Sembra che negli ultimi anni i librogame abbiano vissuto una sorta di rinascita. È così secondo te o forse non sono mai scomparsi? E il futuro del genere come lo vedi?
Sicuramente hanno avuto una grande rinascita quasi da zero a partire dal 2013 in Italia. Negli ultimi due anni è diventato un fenomeno in grande espansione nel nostro paese, ma pur sempre nell’ambito del mondo dei giochi, non in quello dell’editoria libraria.
Insomma, non siamo più ai tempi delle 20mila copie di tiratura a volume delle vecchie glorie degli anni ’80 e ’90, ma in quello delle 500-1000 copie dei piccoli editori, distribuiti nei negozi di giochi.

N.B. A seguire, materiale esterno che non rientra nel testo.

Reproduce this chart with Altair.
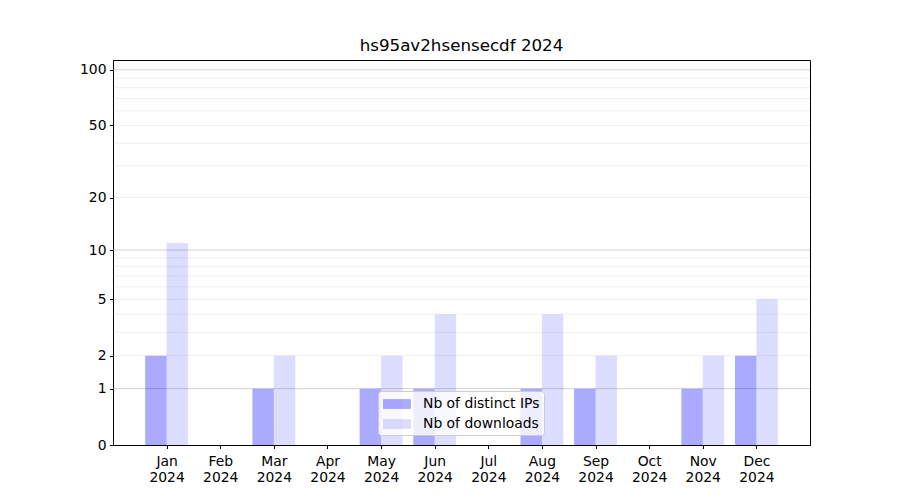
import json
import altair as alt
import pandas as pd

months = ["Jan", "Feb", "Mar", "Apr", "May", "Jun", "Jul", "Aug", "Sep", "Oct", "Nov", "Dec"]
year = "2024"
distinct_ips = [2, 0, 1, 0, 1, 1, 0, 1, 1, 0, 1, 2]
downloads = [11, 0, 2, 0, 2, 4, 0, 4, 2, 0, 2, 5]
series_names = ["Nb of distinct IPs", "Nb of downloads"]
y_ticks = [0, 1, 2, 5, 10, 20, 50, 100]
major_grid = [1, 10, 100]
minor_grid = [2, 3, 4, 5, 6, 7, 8, 9, 20, 30, 40, 50, 60, 70, 80, 90]

rows = []
for i, m in enumerate(months):
    rows.append({"idx": i, "month": m, "series": series_names[0], "value": distinct_ips[i], "side": -1})
    rows.append({"idx": i, "month": m, "series": series_names[1], "value": downloads[i], "side": 0})
df = pd.DataFrame(rows)

FONT = "DejaVu Sans"
yscale = alt.Scale(type="symlog", constant=1, domain=[0, 113], nice=False, zero=False, padding=0)
xscale = alt.Scale(domain=[-1, 12], nice=False, zero=False, padding=0)

label_expr = "[" + json.dumps(months) + "[datum.value], " + json.dumps(year) + "]"

bars = alt.Chart(df).transform_filter("datum.value > 0").transform_calculate(
    x0="datum.idx + datum.side * 0.4",
    x1="datum.idx + datum.side * 0.4 + 0.4",
).mark_rect(strokeWidth=0).encode(
    x=alt.X("x0:Q", scale=xscale, title=None,
            axis=alt.Axis(values=list(range(12)), labelExpr=label_expr, grid=False,
                          tickSize=3.5, tickColor="black", domainColor="black",
                          labelColor="black", labelFontSize=13.9, labelFont=FONT,
                          labelPadding=6, labelLineHeight=15.7, labelBaseline="top")),
    x2="x1:Q",
    y=alt.Y("value:Q", scale=yscale, title=None,
            axis=alt.Axis(values=y_ticks, grid=False, tickSize=3.5, tickColor="black",
                          domainColor="black", labelColor="black", labelFontSize=13.9,
                          labelFont=FONT, labelPadding=3.5)),
    y2=alt.datum(0),
    color=alt.Color("series:N",
                    scale=alt.Scale(domain=series_names,
                                    range=["rgba(0,0,255,0.333)", "rgba(0,0,255,0.133)"]),
                    legend=alt.Legend(title=None, orient="none", legendX=265, legendY=331,
                                      fillColor="rgba(255,255,255,0.8)", strokeColor="#cccccc",
                                      cornerRadius=3, padding=4,
                                      labelFontSize=13.9, labelFont=FONT, labelColor="black",
                                      symbolType="M-1.555,-0.544L1.555,-0.544L1.555,0.544L-1.555,0.544Z",
                                      symbolSize=324, symbolStrokeWidth=0, symbolOffset=6,
                                      rowPadding=4, labelOffset=17)),
)

major = alt.Chart(pd.DataFrame({"v": major_grid})).mark_rule(color="#b0b0b0", strokeWidth=0.8, opacity=0.7).encode(
    y=alt.Y("v:Q", scale=yscale)
)
minor = alt.Chart(pd.DataFrame({"v": minor_grid})).mark_rule(color="#b0b0b0", strokeWidth=0.8, opacity=0.25).encode(
    y=alt.Y("v:Q", scale=yscale)
)

chart = alt.layer(minor, major, bars).properties(
    width=697, height=385,
    autosize=alt.AutoSizeParams(type="none"),
    padding={"left": 105, "top": 52, "right": 80, "bottom": 40},
    title=alt.Title("hs95av2hsensecdf 2024", font=FONT, fontSize=16.7, fontWeight="normal",
                    color="black", anchor="middle", offset=5),
).configure_view(stroke="black", strokeWidth=1).configure_axis(labelFont=FONT)

chart.save("out.html", embed_options={"renderer": "svg", "actions": False})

Il futuro secondo me è roseo, perlomeno per i prossimi 2-3 anni. Vedo una grandissima espansione del settore che non accenna a fermarsi. Dove ci porterà questo “rinascimento” lo scopriremo solo allora, e dipenderà da come avremo saputo giocarci questa opportunità.
Se ci sono degli aspiranti autori, li invito a farsi avanti con case editrici e progetti: non c’è mai stata tanta richiesta di librogame originali come ora!